-- Begin --

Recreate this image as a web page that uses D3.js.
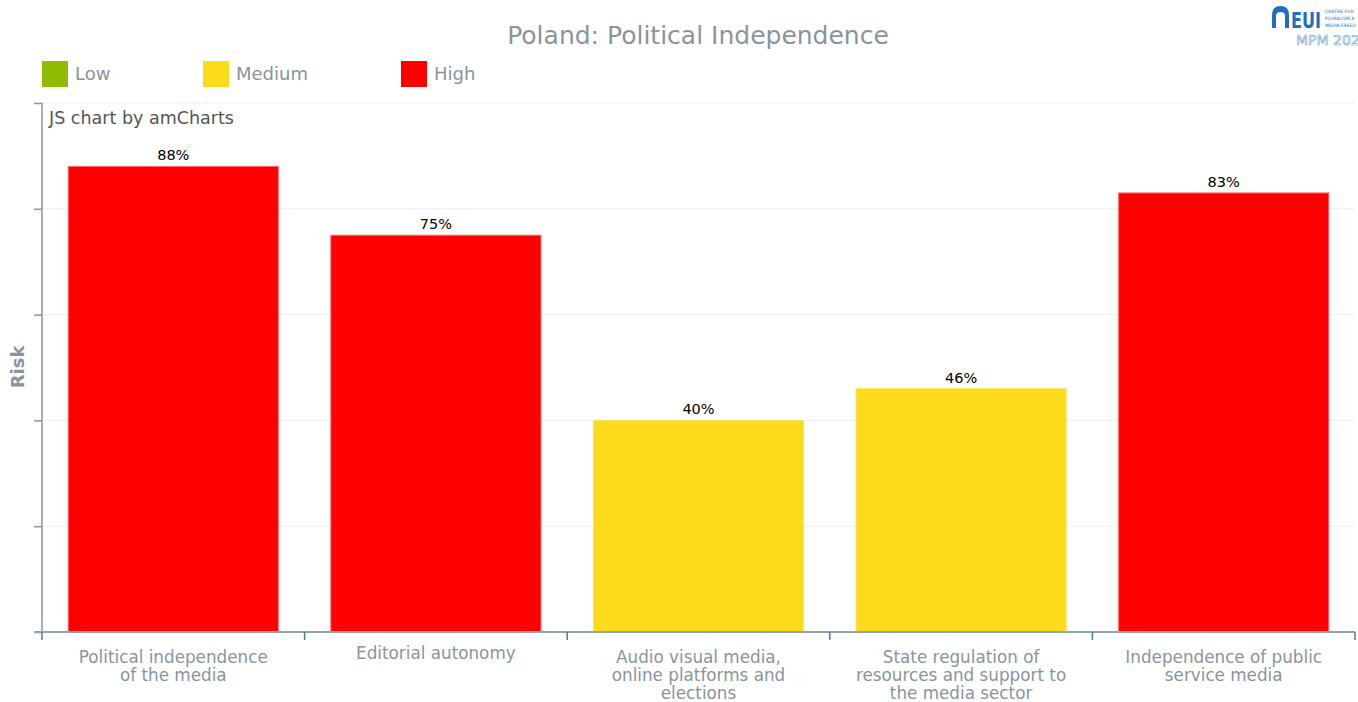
<!DOCTYPE html>
<html>
<head>
<meta charset="utf-8">
<script src="https://cdn.jsdelivr.net/npm/d3@7"></script>
<style>
  html, body { margin: 0; padding: 0; background: #fff; }
  svg { display: block; font-family: "DejaVu Sans", Verdana, sans-serif; }
</style>
</head>
<body>
<svg id="chart" width="1358" height="702"></svg>
<script>
// Risk scores per Political Independence indicator
const categories = [
  ["Political independence", "of the media"],
  ["Editorial autonomy"],
  ["Audio visual media,", "online platforms and", "elections"],
  ["State regulation of", "resources and support to", "the media sector"],
  ["Independence of public", "service media"]
];
const values = [88, 75, 40, 46, 83];
const levels = ["High", "High", "Medium", "Medium", "High"];
const legendLabels = ["Low", "Medium", "High"];
const levelColors = { Low: "#8fbb02", Medium: "#fbdb1a", High: "#ff0000" };
const yTicks = [0, 20, 40, 60, 80, 100];

const svg = d3.select("#chart");
const margin = { left: 42, right: 1355, top: 103, bottom: 632 };

const x = d3.scaleBand()
  .domain(d3.range(values.length))
  .range([margin.left, margin.right])
  .paddingInner(0.2)
  .paddingOuter(0.1);

const y = d3.scaleLinear().domain([0, 100]).range([margin.bottom, margin.top]);

// Title
svg.append("text")
  .attr("x", 698).attr("y", 44)
  .attr("text-anchor", "middle")
  .attr("font-size", 25)
  .attr("fill", "#8a949d")
  .text("Poland: Political Independence");

// Legend
const legend = svg.append("g");
const legendX = [42, 203, 401];
legendLabels.forEach((lab, i) => {
  legend.append("rect")
    .attr("x", legendX[i]).attr("y", 61)
    .attr("width", 26).attr("height", 26)
    .attr("fill", levelColors[lab]);
  legend.append("text")
    .attr("x", legendX[i] + 33).attr("y", 80)
    .attr("font-size", 18)
    .attr("fill", "#8a949d")
    .text(lab);
});

// Gridlines
svg.append("g")
  .selectAll("line")
  .data(yTicks.slice(1))
  .join("line")
  .attr("x1", margin.left).attr("x2", margin.right)
  .attr("y1", d => y(d)).attr("y2", d => y(d))
  .attr("stroke", "#eeeeee").attr("stroke-width", 1);

// Bars
svg.append("g")
  .selectAll("rect")
  .data(values)
  .join("rect")
  .attr("x", (d, i) => x(i))
  .attr("y", d => y(d))
  .attr("width", x.bandwidth())
  .attr("height", d => y(0) - y(d))
  .attr("fill", (d, i) => levelColors[levels[i]])
  .attr("stroke", (d, i) => levels[i] === "High" ? "#ff6666" : "#fbe46a")
  .attr("stroke-width", 1);

// Value labels
svg.append("g")
  .selectAll("text")
  .data(values)
  .join("text")
  .attr("x", (d, i) => x(i) + x.bandwidth() / 2)
  .attr("y", d => y(d) - 6)
  .attr("text-anchor", "middle")
  .attr("font-size", 14.5)
  .attr("fill", "#000")
  .text(d => d + "%");

// Y axis
const yAxis = d3.axisLeft(y).tickValues(yTicks).tickSize(8).tickFormat("");
const yg = svg.append("g").attr("transform", `translate(${margin.left},0)`).call(yAxis);
yg.select(".domain").remove();
yg.selectAll(".tick line").attr("stroke", "#8a949d").attr("stroke-width", 1.5);
svg.append("line")
  .attr("x1", margin.left).attr("x2", margin.left)
  .attr("y1", margin.top).attr("y2", margin.bottom)
  .attr("stroke", "#8a949d").attr("stroke-width", 1.5);

// X axis baseline and band boundary ticks
svg.append("line")
  .attr("x1", 34).attr("x2", margin.right)
  .attr("y1", margin.bottom).attr("y2", margin.bottom)
  .attr("stroke", "#8ea7b8").attr("stroke-width", 2);
const boundaries = d3.range(values.length + 1).map(i => margin.left + i * (margin.right - margin.left) / values.length);
svg.append("g")
  .selectAll("line")
  .data(boundaries)
  .join("line")
  .attr("x1", d => d).attr("x2", d => d)
  .attr("y1", margin.bottom).attr("y2", margin.bottom + 8)
  .attr("stroke", "#4d7c9c").attr("stroke-width", 1.5);

// Category labels
const catG = svg.append("g")
  .selectAll("text")
  .data(categories)
  .join("text")
  .attr("x", (d, i) => x(i) + x.bandwidth() / 2)
  .attr("y", 663)
  .attr("text-anchor", "middle")
  .attr("font-size", 16.8)
  .attr("fill", "#8a949d");
catG.each(function(lines, i) {
  const t = d3.select(this);
  lines.forEach((ln, j) => {
    t.append("tspan")
      .attr("x", x(i) + x.bandwidth() / 2)
      .attr("dy", j === 0 ? (i === 1 ? -4 : 0) : 18)
      .text(ln);
  });
});

// Axis title
svg.append("text")
  .attr("transform", "translate(24,367) rotate(-90)")
  .attr("text-anchor", "middle")
  .attr("font-size", 18)
  .attr("font-weight", "bold")
  .attr("fill", "#8a949d")
  .text("Risk");

// Credit
svg.append("text")
  .attr("x", 49).attr("y", 124)
  .attr("font-size", 17.5)
  .attr("fill", "#555")
  .text("JS chart by amCharts");

// Logo
const logo = svg.append("g");
logo.append("path")
  .attr("d", "M1272,28 L1272,15 Q1272,6 1280.5,6 Q1289,6 1289,15 L1289,28 L1285,28 L1285,16 Q1285,12 1280.5,12 Q1276,12 1276,16 L1276,28 Z")
  .attr("fill", "#1f6fc0");
logo.append("text")
  .attr("x", 1291).attr("y", 28)
  .attr("font-size", 21).attr("font-weight", "bold")
  .attr("textLength", 30).attr("lengthAdjust", "spacingAndGlyphs")
  .attr("fill", "#1f6fc0")
  .text("EUI");
["CENTRE FOR", "PLURALISM A", "MEDIA FREED"].forEach((s, i) => {
  logo.append("text")
    .attr("x", 1325).attr("y", 13 + i * 7)
    .attr("font-size", 4.5)
    .attr("fill", "#1f6fc0")
    .text(s);
});
logo.append("text")
  .attr("x", 1296).attr("y", 45)
  .attr("font-size", 14)
  .attr("fill", "none")
  .attr("stroke", "#6aa6e0")
  .attr("stroke-width", 0.6)
  .text("MPM 2023");
</script>
</body>
</html>
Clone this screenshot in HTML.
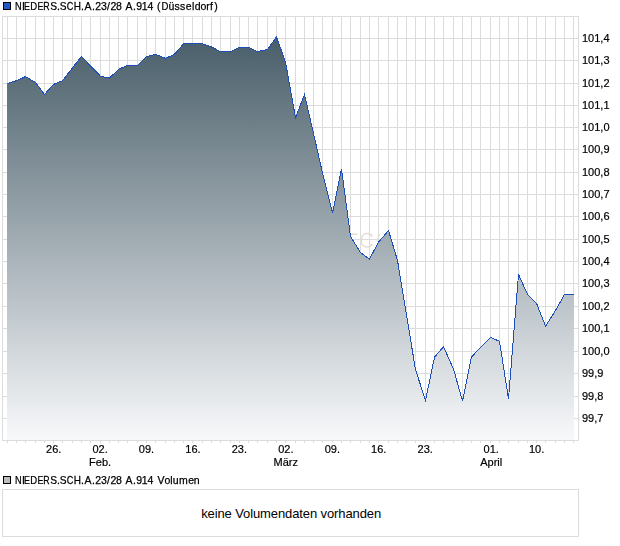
<!DOCTYPE html><html><head><meta charset="utf-8"><style>html,body{margin:0;padding:0;background:#fff;width:620px;height:546px;overflow:hidden}</style></head><body><svg width="620" height="546" viewBox="0 0 620 546" style="position:absolute;left:0;top:0;will-change:transform">
<defs><linearGradient id="g" x1="0" y1="16" x2="0" y2="440" gradientUnits="userSpaceOnUse"><stop offset="0" stop-color="#405662"/><stop offset="1" stop-color="#f8f9fb"/></linearGradient></defs>
<path d="M2 38.5H578 M2 60.5H578 M2 83.5H578 M2 105.5H578 M2 127.5H578 M2 149.5H578 M2 172.5H578 M2 194.5H578 M2 216.5H578 M2 239.5H578 M2 261.5H578 M2 283.5H578 M2 306.5H578 M2 328.5H578 M2 351.5H578 M2 373.5H578 M2 396.5H578 M2 418.5H578 M7.5 16V440 M7.5 441V443 M16.5 16V440 M16.5 441V443 M25.5 16V440 M25.5 441V443 M35.5 16V440 M35.5 441V443 M44.5 16V440 M44.5 441V443 M53.5 16V440 M53.5 441V443 M62.5 16V440 M62.5 441V443 M72.5 16V440 M72.5 441V443 M81.5 16V440 M81.5 441V443 M90.5 16V440 M90.5 441V443 M100.5 16V440 M100.5 441V443 M109.5 16V440 M109.5 441V443 M118.5 16V440 M118.5 441V443 M127.5 16V440 M127.5 441V443 M137.5 16V440 M137.5 441V443 M146.5 16V440 M146.5 441V443 M155.5 16V440 M155.5 441V443 M165.5 16V440 M165.5 441V443 M174.5 16V440 M174.5 441V443 M183.5 16V440 M183.5 441V443 M192.5 16V440 M192.5 441V443 M202.5 16V440 M202.5 441V443 M211.5 16V440 M211.5 441V443 M220.5 16V440 M220.5 441V443 M230.5 16V440 M230.5 441V443 M239.5 16V440 M239.5 441V443 M248.5 16V440 M248.5 441V443 M257.5 16V440 M257.5 441V443 M267.5 16V440 M267.5 441V443 M276.5 16V440 M276.5 441V443 M285.5 16V440 M285.5 441V443 M295.5 16V440 M295.5 441V443 M304.5 16V440 M304.5 441V443 M313.5 16V440 M313.5 441V443 M322.5 16V440 M322.5 441V443 M332.5 16V440 M332.5 441V443 M341.5 16V440 M341.5 441V443 M350.5 16V440 M350.5 441V443 M360.5 16V440 M360.5 441V443 M369.5 16V440 M369.5 441V443 M378.5 16V440 M378.5 441V443 M388.5 16V440 M388.5 441V443 M397.5 16V440 M397.5 441V443 M406.5 16V440 M406.5 441V443 M415.5 16V440 M415.5 441V443 M425.5 16V440 M425.5 441V443 M434.5 16V440 M434.5 441V443 M443.5 16V440 M443.5 441V443 M453.5 16V440 M453.5 441V443 M462.5 16V440 M462.5 441V443 M471.5 16V440 M471.5 441V443 M480.5 16V440 M480.5 441V443 M490.5 16V440 M490.5 441V443 M499.5 16V440 M499.5 441V443 M508.5 16V440 M508.5 441V443 M518.5 16V440 M518.5 441V443 M527.5 16V440 M527.5 441V443 M536.5 16V440 M536.5 441V443 M545.5 16V440 M545.5 441V443 M555.5 16V440 M555.5 441V443 M564.5 16V440 M564.5 441V443 M573.5 16V440 M573.5 441V443" stroke="#dcdcdc" stroke-width="1" fill="none" shape-rendering="crispEdges"/>
<rect x="2.5" y="16.5" width="576" height="424" fill="none" stroke="#dcdcdc" shape-rendering="crispEdges"/>
<g fill="none" stroke="#e4ded8" stroke-width="1.7"><path d="M350 234.2H357.5"/><path d="M372.5 236.5C371 234 369 233.5 367 233.5C363.5 233.5 361.2 236.5 361.2 240.3C361.2 244.3 363.5 247 367 247C369.5 247 371.3 245.8 372.3 244"/><path d="M379.5 233.5L377.2 241.5"/></g>
<path d="M7,440 L7.50,83.40 16.50,80.70 25.50,76.60 35.50,82.50 44.50,94.40 53.50,84.40 62.50,80.70 72.50,67.90 81.50,56.30 90.50,66.00 100.50,76.20 109.50,78.10 118.50,69.40 127.50,65.30 137.50,65.30 146.50,56.60 155.50,54.30 165.50,58.40 174.50,54.30 183.50,43.80 192.50,43.80 202.50,43.70 211.50,47.00 220.50,51.60 230.50,51.60 239.50,47.40 248.50,47.40 257.50,51.60 267.50,49.50 276.50,37.00 285.50,62.00 295.50,117.80 304.50,94.50 313.50,133.40 322.50,173.00 332.50,213.00 341.50,169.00 350.50,236.40 360.50,252.50 369.50,259.10 378.50,242.20 388.50,230.50 397.50,260.40 406.50,315.00 415.50,369.60 425.50,400.50 434.50,357.30 443.50,346.60 453.50,369.00 462.50,401.00 471.50,357.10 480.50,347.30 490.50,337.30 499.50,341.40 508.50,399.00 518.50,274.40 527.50,294.40 536.50,303.20 545.50,326.20 555.50,310.50 564.50,294.40 573.50,294.40 L574,440 Z" fill="url(#g)" shape-rendering="crispEdges"/>
<polyline points="7.50,83.40 16.50,80.70 25.50,76.60 35.50,82.50 44.50,94.40 53.50,84.40 62.50,80.70 72.50,67.90 81.50,56.30 90.50,66.00 100.50,76.20 109.50,78.10 118.50,69.40 127.50,65.30 137.50,65.30 146.50,56.60 155.50,54.30 165.50,58.40 174.50,54.30 183.50,43.80 192.50,43.80 202.50,43.70 211.50,47.00 220.50,51.60 230.50,51.60 239.50,47.40 248.50,47.40 257.50,51.60 267.50,49.50 276.50,37.00 285.50,62.00 295.50,117.80 304.50,94.50 313.50,133.40 322.50,173.00 332.50,213.00 341.50,169.00 350.50,236.40 360.50,252.50 369.50,259.10 378.50,242.20 388.50,230.50 397.50,260.40 406.50,315.00 415.50,369.60 425.50,400.50 434.50,357.30 443.50,346.60 453.50,369.00 462.50,401.00 471.50,357.10 480.50,347.30 490.50,337.30 499.50,341.40 508.50,399.00 518.50,274.40 527.50,294.40 536.50,303.20 545.50,326.20 555.50,310.50 564.50,294.40 573.50,294.40" fill="none" stroke="#1c4fb8" stroke-width="1" shape-rendering="crispEdges"/>
<text x="582" y="42.0" font-family="Liberation Sans" font-size="11" fill="#000" stroke="#000" stroke-width="0.2">101,4</text>
<text x="582" y="64.0" font-family="Liberation Sans" font-size="11" fill="#000" stroke="#000" stroke-width="0.2">101,3</text>
<text x="582" y="87.0" font-family="Liberation Sans" font-size="11" fill="#000" stroke="#000" stroke-width="0.2">101,2</text>
<text x="582" y="109.0" font-family="Liberation Sans" font-size="11" fill="#000" stroke="#000" stroke-width="0.2">101,1</text>
<text x="582" y="131.0" font-family="Liberation Sans" font-size="11" fill="#000" stroke="#000" stroke-width="0.2">101,0</text>
<text x="582" y="153.0" font-family="Liberation Sans" font-size="11" fill="#000" stroke="#000" stroke-width="0.2">100,9</text>
<text x="582" y="176.0" font-family="Liberation Sans" font-size="11" fill="#000" stroke="#000" stroke-width="0.2">100,8</text>
<text x="582" y="198.0" font-family="Liberation Sans" font-size="11" fill="#000" stroke="#000" stroke-width="0.2">100,7</text>
<text x="582" y="220.0" font-family="Liberation Sans" font-size="11" fill="#000" stroke="#000" stroke-width="0.2">100,6</text>
<text x="582" y="243.0" font-family="Liberation Sans" font-size="11" fill="#000" stroke="#000" stroke-width="0.2">100,5</text>
<text x="582" y="265.0" font-family="Liberation Sans" font-size="11" fill="#000" stroke="#000" stroke-width="0.2">100,4</text>
<text x="582" y="287.0" font-family="Liberation Sans" font-size="11" fill="#000" stroke="#000" stroke-width="0.2">100,3</text>
<text x="582" y="310.0" font-family="Liberation Sans" font-size="11" fill="#000" stroke="#000" stroke-width="0.2">100,2</text>
<text x="582" y="332.0" font-family="Liberation Sans" font-size="11" fill="#000" stroke="#000" stroke-width="0.2">100,1</text>
<text x="582" y="355.0" font-family="Liberation Sans" font-size="11" fill="#000" stroke="#000" stroke-width="0.2">100,0</text>
<text x="582" y="377.0" font-family="Liberation Sans" font-size="11" fill="#000" stroke="#000" stroke-width="0.2">99,9</text>
<text x="582" y="400.0" font-family="Liberation Sans" font-size="11" fill="#000" stroke="#000" stroke-width="0.2">99,8</text>
<text x="582" y="422.0" font-family="Liberation Sans" font-size="11" fill="#000" stroke="#000" stroke-width="0.2">99,7</text>
<text x="53.7" y="453" text-anchor="middle" font-family="Liberation Sans" font-size="11" fill="#000" stroke="#000" stroke-width="0.2">26.</text>
<text x="100.1" y="453" text-anchor="middle" font-family="Liberation Sans" font-size="11" fill="#000" stroke="#000" stroke-width="0.2">02.</text>
<text x="100.1" y="466" text-anchor="middle" font-family="Liberation Sans" font-size="11" fill="#000" stroke="#000" stroke-width="0.2">Feb.</text>
<text x="146.5" y="453" text-anchor="middle" font-family="Liberation Sans" font-size="11" fill="#000" stroke="#000" stroke-width="0.2">09.</text>
<text x="193.0" y="453" text-anchor="middle" font-family="Liberation Sans" font-size="11" fill="#000" stroke="#000" stroke-width="0.2">16.</text>
<text x="239.4" y="453" text-anchor="middle" font-family="Liberation Sans" font-size="11" fill="#000" stroke="#000" stroke-width="0.2">23.</text>
<text x="285.8" y="453" text-anchor="middle" font-family="Liberation Sans" font-size="11" fill="#000" stroke="#000" stroke-width="0.2">02.</text>
<text x="285.8" y="466" text-anchor="middle" font-family="Liberation Sans" font-size="11" fill="#000" stroke="#000" stroke-width="0.2">März</text>
<text x="332.3" y="453" text-anchor="middle" font-family="Liberation Sans" font-size="11" fill="#000" stroke="#000" stroke-width="0.2">09.</text>
<text x="378.7" y="453" text-anchor="middle" font-family="Liberation Sans" font-size="11" fill="#000" stroke="#000" stroke-width="0.2">16.</text>
<text x="425.2" y="453" text-anchor="middle" font-family="Liberation Sans" font-size="11" fill="#000" stroke="#000" stroke-width="0.2">23.</text>
<text x="491.2" y="453" text-anchor="middle" font-family="Liberation Sans" font-size="11" fill="#000" stroke="#000" stroke-width="0.2">01.</text>
<text x="491.2" y="466" text-anchor="middle" font-family="Liberation Sans" font-size="11" fill="#000" stroke="#000" stroke-width="0.2">April</text>
<text x="536.6" y="453" text-anchor="middle" font-family="Liberation Sans" font-size="11" fill="#000" stroke="#000" stroke-width="0.2">10.</text>
<rect x="3.5" y="2.5" width="7" height="7" fill="#1f5bc4" stroke="#000" shape-rendering="crispEdges"/>
<g font-family="Liberation Sans" font-size="10.5" fill="#000" stroke="#000" stroke-width="0.25"><text transform="translate(18.40,10) scale(0.88,1)" x="-3.812">N</text><text x="21.95" y="10">I</text><text transform="translate(27.25,10) scale(0.85,1)" x="-3.688">E</text><text transform="translate(33.90,10) scale(0.91,1)" x="-4.000">D</text><text transform="translate(40.55,10) scale(0.85,1)" x="-3.688">E</text><text transform="translate(46.50,10) scale(0.84,1)" x="-3.938">R</text><text transform="translate(53.65,10) scale(0.97,1)" x="-3.500">S</text><text x="56.95" y="10">.</text><text transform="translate(63.20,10) scale(0.97,1)" x="-3.500">S</text><text transform="translate(70.00,10) scale(0.87,1)" x="-3.812">C</text><text transform="translate(77.35,10) scale(0.95,1)" x="-3.812">H</text><text x="81.00" y="10">.</text><text x="84.50" y="10">A</text><text x="92.00" y="10">.</text><text x="95.17" y="10">2</text><text x="100.97" y="10">3</text><text x="106.91" y="10">/</text><text x="110.42" y="10">2</text><text x="116.11" y="10">8</text><text x="125.50" y="10">A</text><text x="132.90" y="10">.</text><text x="136.21" y="10">9</text><text x="141.79" y="10">1</text><text x="147.43" y="10">4</text><text x="157.10" y="10">(</text><text transform="translate(165.10,10) scale(0.91,1)" x="-4.000">D</text><text x="168.46" y="10">ü</text><text x="174.47" y="10">s</text><text x="179.97" y="10">s</text><text x="185.86" y="10">e</text><text x="192.11" y="10">l</text><text x="194.79" y="10">d</text><text x="200.41" y="10">o</text><text x="206.19" y="10">r</text><text x="210.00" y="10">f</text><text x="214.25" y="10">)</text></g>
<rect x="3.5" y="476.5" width="7" height="7" fill="#bdbdbd" stroke="#000" shape-rendering="crispEdges"/>
<g font-family="Liberation Sans" font-size="10.5" fill="#000" stroke="#000" stroke-width="0.25"><text transform="translate(18.40,484) scale(0.88,1)" x="-3.812">N</text><text x="21.95" y="484">I</text><text transform="translate(27.25,484) scale(0.85,1)" x="-3.688">E</text><text transform="translate(33.90,484) scale(0.91,1)" x="-4.000">D</text><text transform="translate(40.55,484) scale(0.85,1)" x="-3.688">E</text><text transform="translate(46.50,484) scale(0.84,1)" x="-3.938">R</text><text transform="translate(53.65,484) scale(0.97,1)" x="-3.500">S</text><text x="56.95" y="484">.</text><text transform="translate(63.20,484) scale(0.97,1)" x="-3.500">S</text><text transform="translate(70.00,484) scale(0.87,1)" x="-3.812">C</text><text transform="translate(77.35,484) scale(0.95,1)" x="-3.812">H</text><text x="81.00" y="484">.</text><text x="84.50" y="484">A</text><text x="92.00" y="484">.</text><text x="95.17" y="484">2</text><text x="100.97" y="484">3</text><text x="106.91" y="484">/</text><text x="110.42" y="484">2</text><text x="116.11" y="484">8</text><text x="125.50" y="484">A</text><text x="132.90" y="484">.</text><text x="136.21" y="484">9</text><text x="141.79" y="484">1</text><text x="147.43" y="484">4</text><text x="157.60" y="484">V</text><text x="164.46" y="484">o</text><text x="170.21" y="484">l</text><text x="172.72" y="484">u</text><text x="179.12" y="484">m</text><text x="188.16" y="484">e</text><text x="193.66" y="484">n</text></g>
<rect x="2.5" y="489.5" width="576" height="47" fill="none" stroke="#dcdcdc" shape-rendering="crispEdges"/>
</svg>
<div style="position:absolute;left:3px;top:490px;width:575px;height:46px;background:#fff"><svg width="575" height="46" viewBox="3 490 575 46" style="display:block"><text x="201.2" y="518" textLength="180" lengthAdjust="spacing" font-family="Liberation Sans" font-size="13" fill="#000">keine Volumendaten vorhanden</text></svg></div></body></html>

-- End --

Among the entries above, how many lines hold the string "this"? Respond with nothing but the number.

3